Interaction 3 – The “Apply” capability reads the standby transaction log file, validates it, and applies it to the standby data store using either a physical or logical apply technique.
- Physical – A physical standby is identical to the primary data store on a block-for-block basis, and thus, the schemas, including indexes, are the same. The Physical Apply is the simplest, fastest, most reliable method of maintaining a synchronized replica(s) of a primary data store.
- Logical – A logical standby data store contains the same logical information as the primary data store, although the physical organization and structure of the data can be different. Logical Apply keeps a logical standby synchronized by transforming the transaction log records received from the primary data store into SQL statements and then executing the SQL statements on the standby data store.

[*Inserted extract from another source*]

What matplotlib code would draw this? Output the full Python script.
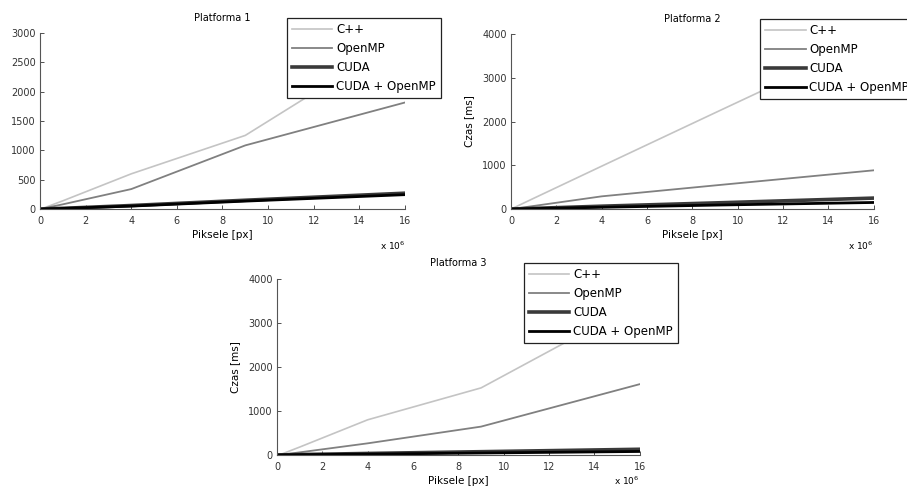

Interaction 4 – In cases where the primary and standby data stores become disconnected, (via network failures or standby server failures), the primary data store will continue to process transactions and accumulate a backlog of transaction log files that cannot be shipped to the standby until a new connection can be established. When a connection is re-established, the standby data store will then automatically re-synchronize with the primary
The transport and apply services are completely independent. The status or performance of the standby apply has no impact on the transaction log transport or primary data store performance. This isolation is very important. Transport in synchronous configurations is the chief determinate of impact to primary data store response time and throughput. Anything that negatively impacts transport in a synchronous configuration can reduce the primary data store throughput and increase response time.
Traditionally organizations have resorted to mirroring techniques to provide the data replication and synchronization capabilities. The issue with such an approach is that a mirroring approach continually replicates every write made to every file, and does so in write-order, in order to maintain real-time synchronization of a remote replica. But a more efficient approach is to only replicate the writes on the transaction log file as tests have shown that mirroring transmits up to 7 times the volume.
Replicate Engine or Change Data Capture Engine?
It is up to the architect to decide which replication technique meets their requirements. Each technique has its own appropriate usage and characteristics.
Characteristics | Change Data Capture Engine | Replication Engine |
---|---|---|
Primary Usage | Information Distribution | Data Protection, HA/DR |
Replica | Logical | Physical / Logical |
Communication | Asynchronous | Asynchronous/Synchronous |
Direction | Bi-Directional | Uni-Directional |
Performance | High | Extreme |
Target Data Store | Read / Write | Read Only |
Target Support | Heterogeneous | Homogeneous |
Data Type Support | Restricted by Target Support | Full |
Transformation | Yes | No |
Corruption Support | Data Consistency Validation | Automatic Block Repair |
An architect does not have to choose one of these mechanisms over the other. They are in effect complementary and not mutually exclusive approaches. For example you can see here a graphic that depicts the complementary use of a replication engine and a Change Data Capture engine.

A replication engine makes available a standby database which can be utilized for data protection and to offload read-only workload from the primary database. The CDC engine is used for heterogeneous replication of different subsets of the standby database to multiple target heterogeneous databases. The CDC engine could have been applied to the production database rather than the standby database but would have added additional overhead to process incremental data movement.